● DIRECTIVE: Retype only the lines below from the one with "Generate a web" to the one with "const chart = echarts.init(document.getElementById('chart'));", inclusive, skipping every image.

╭─ PROVIDED MATERIAL

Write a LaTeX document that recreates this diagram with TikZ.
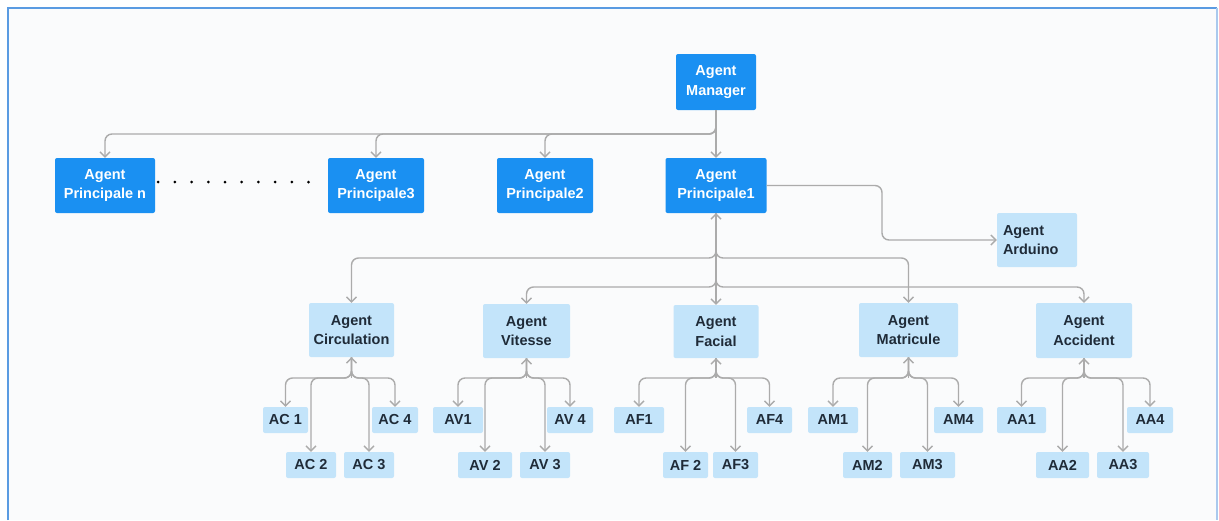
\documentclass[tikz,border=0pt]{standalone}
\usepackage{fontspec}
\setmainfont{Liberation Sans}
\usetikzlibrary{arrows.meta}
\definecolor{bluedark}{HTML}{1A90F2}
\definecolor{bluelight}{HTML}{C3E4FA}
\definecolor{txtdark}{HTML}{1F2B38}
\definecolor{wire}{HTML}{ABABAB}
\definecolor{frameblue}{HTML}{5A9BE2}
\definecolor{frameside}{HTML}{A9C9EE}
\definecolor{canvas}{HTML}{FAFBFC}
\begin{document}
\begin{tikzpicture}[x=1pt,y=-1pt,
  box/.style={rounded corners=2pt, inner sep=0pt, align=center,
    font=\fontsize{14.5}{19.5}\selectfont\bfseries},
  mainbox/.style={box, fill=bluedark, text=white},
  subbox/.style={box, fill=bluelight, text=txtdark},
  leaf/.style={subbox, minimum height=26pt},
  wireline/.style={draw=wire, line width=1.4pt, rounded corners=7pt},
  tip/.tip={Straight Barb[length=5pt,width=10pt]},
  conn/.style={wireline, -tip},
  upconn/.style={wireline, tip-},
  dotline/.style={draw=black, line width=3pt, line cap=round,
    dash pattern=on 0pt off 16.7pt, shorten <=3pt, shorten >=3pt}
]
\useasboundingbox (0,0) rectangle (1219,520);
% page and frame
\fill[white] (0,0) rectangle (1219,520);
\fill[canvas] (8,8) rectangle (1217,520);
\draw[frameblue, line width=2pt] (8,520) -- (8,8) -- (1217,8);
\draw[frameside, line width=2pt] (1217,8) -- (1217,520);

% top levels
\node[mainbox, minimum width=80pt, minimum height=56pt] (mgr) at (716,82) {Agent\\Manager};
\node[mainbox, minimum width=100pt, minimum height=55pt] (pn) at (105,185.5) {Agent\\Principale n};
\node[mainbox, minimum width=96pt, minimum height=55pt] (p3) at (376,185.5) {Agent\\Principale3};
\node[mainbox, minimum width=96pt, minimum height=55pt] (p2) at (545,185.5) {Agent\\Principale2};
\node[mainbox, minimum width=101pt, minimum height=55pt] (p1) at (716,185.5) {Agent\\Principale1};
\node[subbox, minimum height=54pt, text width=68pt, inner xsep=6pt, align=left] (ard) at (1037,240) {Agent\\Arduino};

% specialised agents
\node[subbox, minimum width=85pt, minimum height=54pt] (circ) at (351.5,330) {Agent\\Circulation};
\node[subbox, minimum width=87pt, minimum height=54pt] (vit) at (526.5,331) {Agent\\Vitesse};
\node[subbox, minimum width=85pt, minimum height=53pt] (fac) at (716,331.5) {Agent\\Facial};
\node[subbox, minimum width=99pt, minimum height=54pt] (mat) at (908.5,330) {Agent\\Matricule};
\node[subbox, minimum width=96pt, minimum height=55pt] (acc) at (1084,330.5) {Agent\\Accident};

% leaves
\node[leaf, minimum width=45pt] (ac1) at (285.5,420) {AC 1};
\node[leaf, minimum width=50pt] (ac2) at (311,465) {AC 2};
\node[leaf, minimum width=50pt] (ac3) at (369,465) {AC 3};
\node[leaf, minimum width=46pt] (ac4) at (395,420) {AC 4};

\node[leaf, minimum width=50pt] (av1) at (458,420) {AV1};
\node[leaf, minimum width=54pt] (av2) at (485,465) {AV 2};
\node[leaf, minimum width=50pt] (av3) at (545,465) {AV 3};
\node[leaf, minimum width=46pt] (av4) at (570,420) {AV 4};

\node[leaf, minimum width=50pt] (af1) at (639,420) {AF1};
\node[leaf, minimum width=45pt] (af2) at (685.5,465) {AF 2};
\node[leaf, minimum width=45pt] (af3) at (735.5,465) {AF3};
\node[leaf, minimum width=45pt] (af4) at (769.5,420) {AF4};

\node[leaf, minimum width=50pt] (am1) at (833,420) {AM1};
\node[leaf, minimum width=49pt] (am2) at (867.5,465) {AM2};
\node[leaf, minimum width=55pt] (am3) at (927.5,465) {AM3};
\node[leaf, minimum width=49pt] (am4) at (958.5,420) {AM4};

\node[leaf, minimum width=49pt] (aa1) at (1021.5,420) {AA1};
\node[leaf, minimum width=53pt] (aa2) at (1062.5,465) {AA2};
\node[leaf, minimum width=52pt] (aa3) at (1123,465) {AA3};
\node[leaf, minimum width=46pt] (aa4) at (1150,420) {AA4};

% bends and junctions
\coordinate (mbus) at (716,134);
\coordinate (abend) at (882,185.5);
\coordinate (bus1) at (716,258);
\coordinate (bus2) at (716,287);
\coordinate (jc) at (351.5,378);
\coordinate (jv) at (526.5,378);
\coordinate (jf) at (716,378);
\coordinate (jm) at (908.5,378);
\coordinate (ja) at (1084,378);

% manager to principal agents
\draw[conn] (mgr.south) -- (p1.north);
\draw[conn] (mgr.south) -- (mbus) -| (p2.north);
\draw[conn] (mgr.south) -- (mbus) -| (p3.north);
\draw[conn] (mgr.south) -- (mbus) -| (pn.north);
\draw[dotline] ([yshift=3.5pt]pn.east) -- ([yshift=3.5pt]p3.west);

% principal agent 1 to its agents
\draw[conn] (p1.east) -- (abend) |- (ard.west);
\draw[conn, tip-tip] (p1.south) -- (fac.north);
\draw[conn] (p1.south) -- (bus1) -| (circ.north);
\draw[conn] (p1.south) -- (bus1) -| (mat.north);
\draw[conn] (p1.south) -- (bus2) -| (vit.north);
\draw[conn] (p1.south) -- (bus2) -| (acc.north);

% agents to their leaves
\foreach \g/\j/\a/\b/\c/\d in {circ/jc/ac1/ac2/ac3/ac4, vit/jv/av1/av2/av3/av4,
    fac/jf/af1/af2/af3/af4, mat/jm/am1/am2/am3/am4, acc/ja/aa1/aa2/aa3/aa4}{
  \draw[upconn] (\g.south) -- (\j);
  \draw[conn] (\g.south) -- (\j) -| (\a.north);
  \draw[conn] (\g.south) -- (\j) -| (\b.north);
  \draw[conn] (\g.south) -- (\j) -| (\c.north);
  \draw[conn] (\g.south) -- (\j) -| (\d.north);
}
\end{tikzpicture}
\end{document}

╰─
╭─ PROVIDED MATERIAL

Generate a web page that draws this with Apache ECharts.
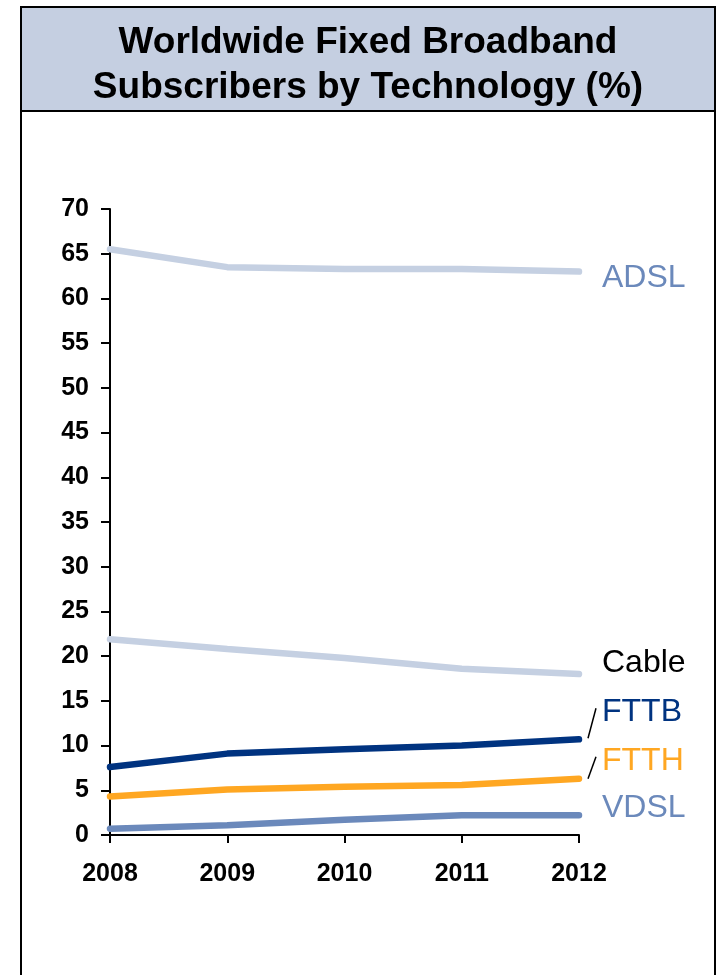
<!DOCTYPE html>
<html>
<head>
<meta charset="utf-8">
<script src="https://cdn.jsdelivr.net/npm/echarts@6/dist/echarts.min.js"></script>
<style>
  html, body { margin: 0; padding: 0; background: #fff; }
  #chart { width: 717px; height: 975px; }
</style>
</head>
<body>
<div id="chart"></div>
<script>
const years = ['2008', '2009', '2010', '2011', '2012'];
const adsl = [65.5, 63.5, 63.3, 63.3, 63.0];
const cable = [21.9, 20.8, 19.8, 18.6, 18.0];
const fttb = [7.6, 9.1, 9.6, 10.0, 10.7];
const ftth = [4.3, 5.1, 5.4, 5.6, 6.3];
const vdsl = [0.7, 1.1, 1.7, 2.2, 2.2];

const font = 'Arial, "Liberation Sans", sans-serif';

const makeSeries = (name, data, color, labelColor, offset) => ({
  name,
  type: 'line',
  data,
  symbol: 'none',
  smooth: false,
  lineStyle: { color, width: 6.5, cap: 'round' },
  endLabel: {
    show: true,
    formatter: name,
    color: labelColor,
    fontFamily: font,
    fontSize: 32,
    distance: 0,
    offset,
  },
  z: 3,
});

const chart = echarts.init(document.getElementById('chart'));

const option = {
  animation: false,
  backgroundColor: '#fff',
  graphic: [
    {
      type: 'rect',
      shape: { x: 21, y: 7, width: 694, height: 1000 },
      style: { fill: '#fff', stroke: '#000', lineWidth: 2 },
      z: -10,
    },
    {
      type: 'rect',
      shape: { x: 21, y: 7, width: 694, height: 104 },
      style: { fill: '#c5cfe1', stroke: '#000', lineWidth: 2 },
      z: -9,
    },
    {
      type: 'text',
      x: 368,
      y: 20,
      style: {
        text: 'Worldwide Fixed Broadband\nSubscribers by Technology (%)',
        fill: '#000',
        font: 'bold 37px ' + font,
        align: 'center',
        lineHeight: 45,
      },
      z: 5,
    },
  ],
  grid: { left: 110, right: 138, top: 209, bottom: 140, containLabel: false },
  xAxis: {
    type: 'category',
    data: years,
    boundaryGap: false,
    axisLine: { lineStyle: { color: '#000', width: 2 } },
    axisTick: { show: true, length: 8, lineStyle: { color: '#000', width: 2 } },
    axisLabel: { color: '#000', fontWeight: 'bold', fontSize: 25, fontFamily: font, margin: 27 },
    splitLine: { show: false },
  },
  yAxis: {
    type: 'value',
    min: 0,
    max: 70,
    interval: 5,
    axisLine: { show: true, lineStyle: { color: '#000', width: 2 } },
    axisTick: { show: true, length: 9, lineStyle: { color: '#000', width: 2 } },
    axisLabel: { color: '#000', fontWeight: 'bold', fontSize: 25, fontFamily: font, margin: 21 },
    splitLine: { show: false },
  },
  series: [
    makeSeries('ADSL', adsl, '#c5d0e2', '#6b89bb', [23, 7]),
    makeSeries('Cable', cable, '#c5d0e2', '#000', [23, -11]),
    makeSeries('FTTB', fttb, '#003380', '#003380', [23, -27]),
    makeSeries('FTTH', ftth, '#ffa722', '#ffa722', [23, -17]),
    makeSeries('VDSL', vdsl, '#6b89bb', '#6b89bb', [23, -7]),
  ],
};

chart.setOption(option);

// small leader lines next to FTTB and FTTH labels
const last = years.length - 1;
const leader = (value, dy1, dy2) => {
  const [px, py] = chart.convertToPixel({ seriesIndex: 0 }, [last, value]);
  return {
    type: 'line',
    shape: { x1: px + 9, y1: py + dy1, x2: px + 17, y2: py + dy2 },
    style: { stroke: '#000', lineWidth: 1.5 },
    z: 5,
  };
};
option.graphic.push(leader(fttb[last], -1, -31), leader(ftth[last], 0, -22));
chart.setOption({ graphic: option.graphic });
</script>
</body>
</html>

╰─

● TASK RESPONSE:
Generate a web page that draws this with Apache ECharts.
<!DOCTYPE html>
<html>
<head>
<meta charset="utf-8">
<script src="https://cdn.jsdelivr.net/npm/echarts@6/dist/echarts.min.js"></script>
<style>
  html, body { margin: 0; padding: 0; background: #fff; }
  #chart { width: 717px; height: 975px; }
</style>
</head>
<body>
<div id="chart"></div>
<script>
const years = ['2008', '2009', '2010', '2011', '2012'];
const adsl = [65.5, 63.5, 63.3, 63.3, 63.0];
const cable = [21.9, 20.8, 19.8, 18.6, 18.0];
const fttb = [7.6, 9.1, 9.6, 10.0, 10.7];
const ftth = [4.3, 5.1, 5.4, 5.6, 6.3];
const vdsl = [0.7, 1.1, 1.7, 2.2, 2.2];

const font = 'Arial, "Liberation Sans", sans-serif';

const makeSeries = (name, data, color, labelColor, offset) => ({
  name,
  type: 'line',
  data,
  symbol: 'none',
  smooth: false,
  lineStyle: { color, width: 6.5, cap: 'round' },
  endLabel: {
    show: true,
    formatter: name,
    color: labelColor,
    fontFamily: font,
    fontSize: 32,
    distance: 0,
    offset,
  },
  z: 3,
});

const chart = echarts.init(document.getElementById('chart'));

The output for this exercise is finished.